Closed vcvpaiva closed 4 years ago
Based on the work "Integrating Deep Linguistic Features in Factuality Prediction over Unified Datasets" by Stanovsky, Eckle-Kohler, Puzikov, Dagan and Gurevych (2017) (which in turn is based on Lauri's Kartunnen work on implicatives and factives (1971, 2012)) the verb "say that" has the signature "P_U", i.e. has positive polarity in affirmative contexts and unknown polarity in negative contexts. Thus, in this affirmative context it has positive polarity and thus the embedded clause "boy is tall" is veridical in it.
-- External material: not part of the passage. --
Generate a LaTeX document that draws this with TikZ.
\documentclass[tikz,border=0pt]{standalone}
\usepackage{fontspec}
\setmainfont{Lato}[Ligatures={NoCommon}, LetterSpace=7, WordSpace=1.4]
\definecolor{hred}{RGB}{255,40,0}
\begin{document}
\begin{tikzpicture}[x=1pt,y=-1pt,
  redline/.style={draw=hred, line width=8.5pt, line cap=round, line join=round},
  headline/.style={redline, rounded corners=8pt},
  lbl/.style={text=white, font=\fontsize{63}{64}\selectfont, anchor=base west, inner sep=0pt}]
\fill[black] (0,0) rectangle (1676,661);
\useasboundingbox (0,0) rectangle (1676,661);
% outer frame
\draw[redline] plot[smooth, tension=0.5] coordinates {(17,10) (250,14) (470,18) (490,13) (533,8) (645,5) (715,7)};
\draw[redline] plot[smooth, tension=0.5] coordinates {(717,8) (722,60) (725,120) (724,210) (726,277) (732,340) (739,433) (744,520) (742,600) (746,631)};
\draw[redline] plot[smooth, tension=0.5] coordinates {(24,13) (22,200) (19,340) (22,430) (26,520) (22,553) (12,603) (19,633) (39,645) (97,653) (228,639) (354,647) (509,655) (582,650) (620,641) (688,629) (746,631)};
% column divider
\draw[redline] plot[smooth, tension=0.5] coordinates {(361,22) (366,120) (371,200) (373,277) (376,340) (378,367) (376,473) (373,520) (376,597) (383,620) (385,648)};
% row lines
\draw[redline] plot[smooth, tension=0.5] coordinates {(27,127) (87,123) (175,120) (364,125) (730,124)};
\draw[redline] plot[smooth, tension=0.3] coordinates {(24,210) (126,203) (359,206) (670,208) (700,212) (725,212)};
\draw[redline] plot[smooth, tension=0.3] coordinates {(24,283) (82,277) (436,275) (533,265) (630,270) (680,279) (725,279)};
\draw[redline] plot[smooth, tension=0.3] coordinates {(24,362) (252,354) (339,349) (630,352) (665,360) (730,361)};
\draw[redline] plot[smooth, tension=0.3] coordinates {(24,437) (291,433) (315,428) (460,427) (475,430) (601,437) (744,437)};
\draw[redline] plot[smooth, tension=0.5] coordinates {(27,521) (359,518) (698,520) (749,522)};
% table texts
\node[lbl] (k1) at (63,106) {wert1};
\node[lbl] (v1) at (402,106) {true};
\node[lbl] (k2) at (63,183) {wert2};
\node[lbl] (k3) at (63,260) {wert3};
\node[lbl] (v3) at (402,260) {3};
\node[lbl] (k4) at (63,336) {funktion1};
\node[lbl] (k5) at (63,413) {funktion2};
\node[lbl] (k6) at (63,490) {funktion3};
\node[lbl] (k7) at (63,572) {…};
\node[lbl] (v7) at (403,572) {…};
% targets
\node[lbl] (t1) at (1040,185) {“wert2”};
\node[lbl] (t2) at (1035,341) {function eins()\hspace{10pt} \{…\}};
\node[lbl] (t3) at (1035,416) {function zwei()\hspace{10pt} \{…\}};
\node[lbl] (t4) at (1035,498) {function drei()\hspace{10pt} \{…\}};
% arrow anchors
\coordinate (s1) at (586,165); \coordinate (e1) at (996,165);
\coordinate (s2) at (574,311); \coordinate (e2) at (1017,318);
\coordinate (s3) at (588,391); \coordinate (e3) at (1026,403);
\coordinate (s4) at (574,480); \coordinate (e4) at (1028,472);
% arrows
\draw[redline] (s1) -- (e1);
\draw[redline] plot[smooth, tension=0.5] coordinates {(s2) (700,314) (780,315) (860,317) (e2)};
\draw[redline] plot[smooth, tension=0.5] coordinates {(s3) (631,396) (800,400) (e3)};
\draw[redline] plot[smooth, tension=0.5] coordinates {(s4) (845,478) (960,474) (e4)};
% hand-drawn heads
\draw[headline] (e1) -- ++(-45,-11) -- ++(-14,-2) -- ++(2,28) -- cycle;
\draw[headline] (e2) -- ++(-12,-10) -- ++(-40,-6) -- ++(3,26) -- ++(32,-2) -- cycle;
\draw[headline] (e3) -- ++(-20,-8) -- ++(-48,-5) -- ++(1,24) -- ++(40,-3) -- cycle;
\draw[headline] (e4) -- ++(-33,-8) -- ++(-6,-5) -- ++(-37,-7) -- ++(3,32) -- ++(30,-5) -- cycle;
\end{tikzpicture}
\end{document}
Many thanks for the information! but I think this might be a bug on their data. I can believe no one goes around saying false things about what people didn't say (perhaps) but to say that what people say is generally true seems to me wrong. actually pragmatically the fact that you bring your source into the sentence might indicate that you don't believe it yourself. it needs checking, I think. will ask Dick and Lauri about it.
Yes, this is indeed a debatable question whether reported speech should be assumed true or not. There is in fact a good bit of discussion in the papers by Zaenen, Kartunnen, Crouch (2005) and Manning (2006) and then again Crouch, Kartunnen, Zaenen (2006). Also, Dagan tries to pin down this issue in RTE1 by saying that strict entailment cannot be used for real-world applications by giving the example: Hypothesis: According to the Encyclopedia Britannica, Indonesia is the largest archipelagic nation in the world, consisting of 13,670 islands. Text: 13,670 islands make up Indonesia. marked as FOLLOWS. (RTE1, ID:605)
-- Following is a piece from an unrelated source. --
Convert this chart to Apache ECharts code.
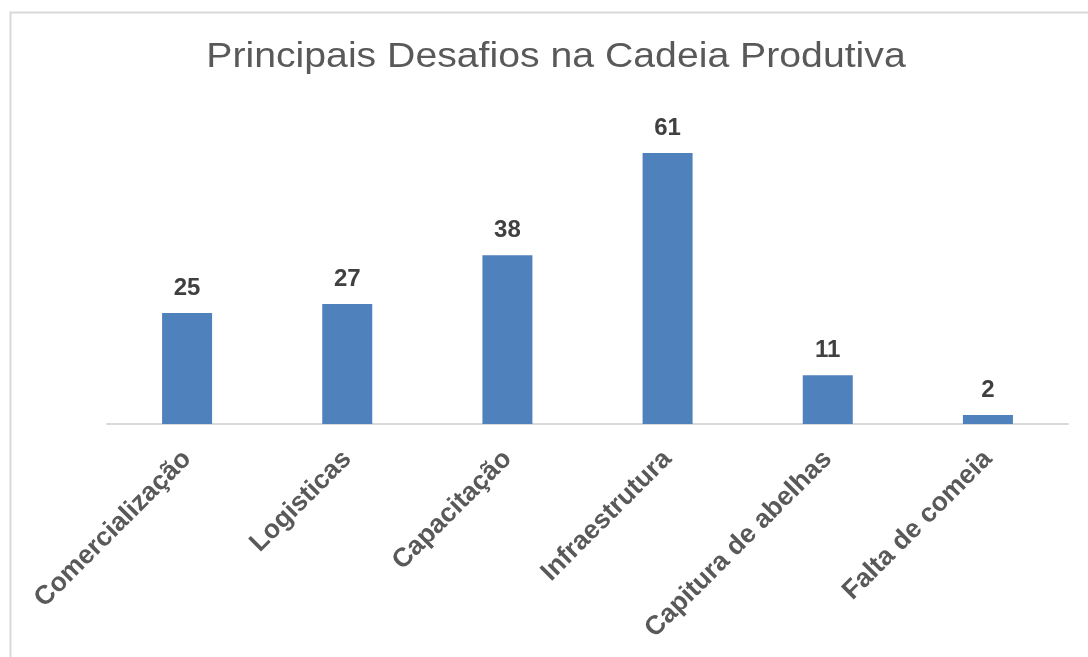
<!DOCTYPE html>
<html>
<head>
<meta charset="utf-8">
<script src="https://cdn.jsdelivr.net/npm/echarts@6/dist/echarts.min.js"></script>
<style>
  html, body { margin: 0; padding: 0; background: #fff; }
  #chart { width: 1088px; height: 657px; }
</style>
</head>
<body>
<div id="chart"></div>
<script>
const titleText = 'Principais Desafios na Cadeia Produtiva'
const categories = ['Comercialização', 'Logisticas', 'Capacitação', 'Infraestrutura', 'Capitura de abelhas', 'Falta de comeia']
const values = [25, 27, 38, 61, 11, 2]

const chart = echarts.init(document.getElementById('chart'))
chart.setOption({
  animation: false,
  graphic: [
    {
      type: 'rect',
      shape: { x: 10.5, y: 12.5, width: 1100, height: 700 },
      style: { fill: 'none', stroke: '#d9d9d9', lineWidth: 2 },
      silent: true
    },
    {
      // title is drawn as graphic text so it can be widened like the original
      type: 'text',
      x: 556,
      y: 57,
      scaleX: 1.12,
      style: {
        text: titleText,
        align: 'center',
        verticalAlign: 'middle',
        fontFamily: 'Liberation Sans',
        fontSize: 35,
        fill: '#595959'
      },
      silent: true
    }
  ],
  grid: {
    left: 107,
    right: 20,
    top: 113,
    bottom: 233,
    containLabel: false
  },
  xAxis: {
    type: 'category',
    data: categories,
    axisLine: { lineStyle: { color: '#d9d9d9', width: 2 } },
    axisTick: { show: false },
    axisLabel: {
      rotate: 45,
      interval: 0,
      margin: 31,
      fontFamily: 'Liberation Sans',
      fontSize: 26.5,
      fontWeight: 'bold',
      color: '#595959'
    }
  },
  yAxis: {
    type: 'value',
    min: 0,
    max: 70,
    show: false,
    splitLine: { show: false }
  },
  series: [
    {
      type: 'bar',
      data: values,
      barWidth: 50,
      itemStyle: { color: '#4f81bd' },
      label: {
        show: true,
        position: 'top',
        distance: 13,
        fontFamily: 'Liberation Sans',
        fontSize: 24,
        fontWeight: 'bold',
        color: '#404040'
      }
    }
  ]
})
</script>
</body>
</html>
I think, for the purposes of the human-like inference that GKR is aiming at, we need this kind of looseness here, to allow factives like say, report, etc. to be veridical but distinguish them for example from words of belief like believe which would give rise to averidical contexts.
Tried the sentence "She said that the boy is tall" and got that the verb say is veridical, why?